In order to study the gas giant’s stratosphere – a layer of atmosphere where temperature increases with higher altitudes – scientists used spectroscopy to analyse how the planet’s brightness changed at different wavelengths of light. Water vapour in the planet’s atmosphere, for example, behaves in predictable ways in response to certain wavelengths of light, depending on the temperature of the water. At cooler temperatures, water vapour blocks light from beneath it. But at higher temperatures, the water molecules glow.
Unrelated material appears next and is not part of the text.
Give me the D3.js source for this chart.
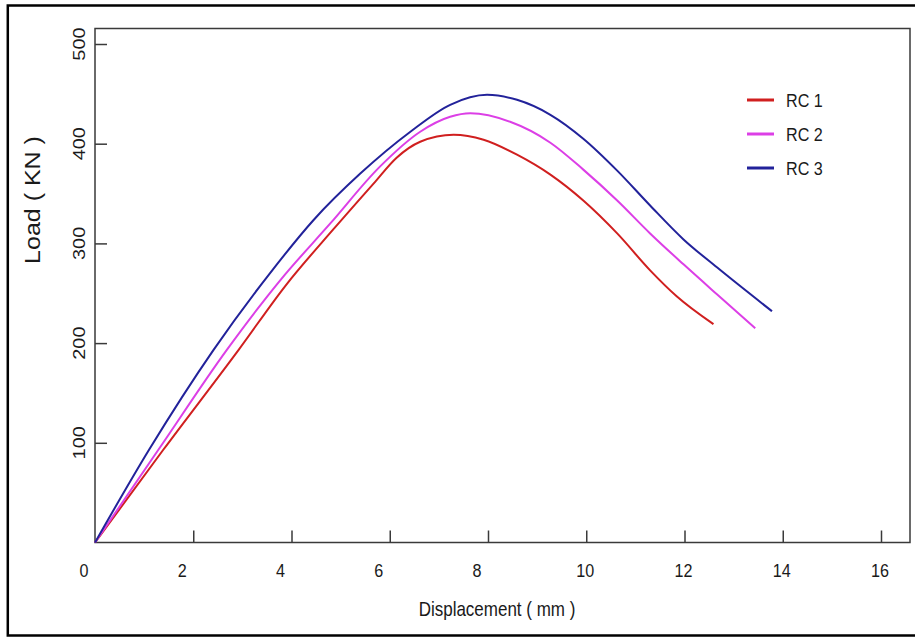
<!DOCTYPE html>
<html>
<head>
<meta charset="utf-8">
<script src="https://cdn.jsdelivr.net/npm/d3@7"></script>
<style>
  body { margin: 0; background: #fff; }
  text { font-family: "Liberation Sans", Arial, sans-serif; fill: #1a1a1a; }
</style>
</head>
<body>
<svg id="chart" width="915" height="637"></svg>
<script>
// Series data (displacement in mm, load in kN)
const rc1Disp = [0, 1.39, 2.92, 3.90, 4.85, 5.67, 6.14, 6.62, 7.30, 7.91, 8.59, 9.27, 9.94, 10.63, 11.30, 11.84, 12.59];
const rc1Load = [0, 93, 193, 259, 314, 360, 386, 402, 409, 404, 389, 369, 343, 310, 273, 247, 219];

const rc2Disp = [0, 1.29, 2.68, 3.77, 4.79, 5.80, 6.62, 7.23, 7.64, 8.45, 9.27, 9.94, 10.63, 11.30, 11.98, 12.66, 13.44];
const rc2Load = [0, 93, 193, 263, 320, 377, 412, 427, 430.5, 422, 401, 374, 343, 310, 279, 249, 215];

const rc3Disp = [0, 1.10, 2.41, 3.56, 4.45, 5.40, 6.42, 7.23, 7.98, 8.59, 9.27, 9.94, 10.63, 11.30, 11.98, 12.66, 13.78];
const rc3Load = [0, 93, 193, 270, 323.5, 370, 412, 439, 449, 444, 429, 405, 373, 338, 304, 276, 232];

const seriesNames = ['RC 1', 'RC 2', 'RC 3'];
const seriesColors = ['#d01f1f', '#dc3fe6', '#22229a'];

const xTicks = [2, 4, 6, 8, 10, 12, 14, 16];
const xLabels = [0, 2, 4, 6, 8, 10, 12, 14, 16];
const yTicks = [100, 200, 300, 400, 500];

const series = [
  d3.zip(rc1Disp, rc1Load),
  d3.zip(rc2Disp, rc2Load),
  d3.zip(rc3Disp, rc3Load),
];

const svg = d3.select('#chart');
const plot = {left: 95, top: 28.5, right: 910, bottom: 542.5};
// horizontal squeeze of the lettering in the original figure
const squeeze = 'scale(0.85,1)';

const x = d3.scaleLinear().domain([0, 16]).range([plot.left, 881]);
const y = d3.scaleLinear().domain([0, 500]).range([plot.bottom, 44]);

// outer border
svg.append('rect')
  .attr('x', 7.8).attr('y', 5.5)
  .attr('width', 915).attr('height', 630)
  .attr('fill', 'none')
  .attr('stroke', '#000')
  .attr('stroke-width', 2.5);

// plot frame
svg.append('rect')
  .attr('x', plot.left).attr('y', plot.top)
  .attr('width', plot.right - plot.left)
  .attr('height', plot.bottom - plot.top)
  .attr('fill', 'none')
  .attr('stroke', '#3a3a3a')
  .attr('stroke-width', 1.5);

// x axis: inward ticks
const xAxis = svg.append('g')
  .attr('transform', `translate(0, ${plot.bottom})`)
  .call(d3.axisBottom(x).tickValues(xTicks).tickSize(-12).tickFormat(''));
xAxis.select('.domain').remove();
xAxis.selectAll('line').attr('stroke', '#3a3a3a').attr('stroke-width', 1.5);

// x tick labels (single digits sit a little left of their tick, as in the source)
svg.append('g')
  .selectAll('text')
  .data(xLabels)
  .join('text')
    .attr('transform', (d) => `translate(${x(d) + (d < 10 ? -11 : -1)}, 577) ${squeeze}`)
    .attr('text-anchor', 'middle')
    .attr('font-size', 19)
    .text((d) => d);

// y axis: inward ticks, rotated labels
const yAxis = svg.append('g')
  .attr('transform', `translate(${plot.left}, 0)`)
  .call(d3.axisLeft(y).tickValues(yTicks).tickSize(-12).tickFormat(''));
yAxis.select('.domain').remove();
yAxis.selectAll('line').attr('stroke', '#3a3a3a').attr('stroke-width', 1.5);

svg.append('g')
  .selectAll('text')
  .data(yTicks)
  .join('text')
    .attr('transform', (d) => `translate(85, ${y(d)}) ${squeeze} rotate(-90)`)
    .attr('text-anchor', 'middle')
    .attr('font-size', 20)
    .text((d) => d);

// axis titles
svg.append('text')
  .attr('transform', `translate(40, 200) ${squeeze} rotate(-90)`)
  .attr('text-anchor', 'middle')
  .attr('font-size', 25)
  .text('Load ( KN )');

svg.append('text')
  .attr('transform', `translate(497, 616) ${squeeze}`)
  .attr('text-anchor', 'middle')
  .attr('font-size', 20)
  .text('Displacement ( mm )');

// curves
const line = d3.line()
  .x((d) => x(d[0]))
  .y((d) => y(d[1]))
  .curve(d3.curveMonotoneX);

svg.append('g')
  .selectAll('path')
  .data(series)
  .join('path')
    .attr('d', line)
    .attr('fill', 'none')
    .attr('stroke', (d, i) => seriesColors[i])
    .attr('stroke-width', 2);

// legend
const legend = svg.append('g')
  .selectAll('g')
  .data(seriesNames)
  .join('g')
    .attr('transform', (d, i) => `translate(747, ${100 + i * 34})`);

legend.append('line')
  .attr('x1', 0).attr('x2', 27)
  .attr('stroke', (d, i) => seriesColors[i])
  .attr('stroke-width', 3);

legend.append('text')
  .attr('transform', `translate(39, 7) ${squeeze}`)
  .attr('font-size', 19)
  .text((d) => d);
</script>
</body>
</html>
The phenomenon is similar to what happens with fireworks, which get their colours from chemicals emitting light. When metallic substances are heated and vaporized, their electrons move into higher energy states. Depending on the material, these electrons will emit light at specific wavelengths as they lose energy: sodium produces orange-yellow and strontium produces red in this process, for example.
The water molecules in the atmosphere of WASP-121b similarly give off radiation as they lose energy, but it is in the form of infrared light, which the human eye is unable to detect.
The research is published in leading scientific journal Nature. “A stratosphere in an ultra-hot gas giant exoplanet”.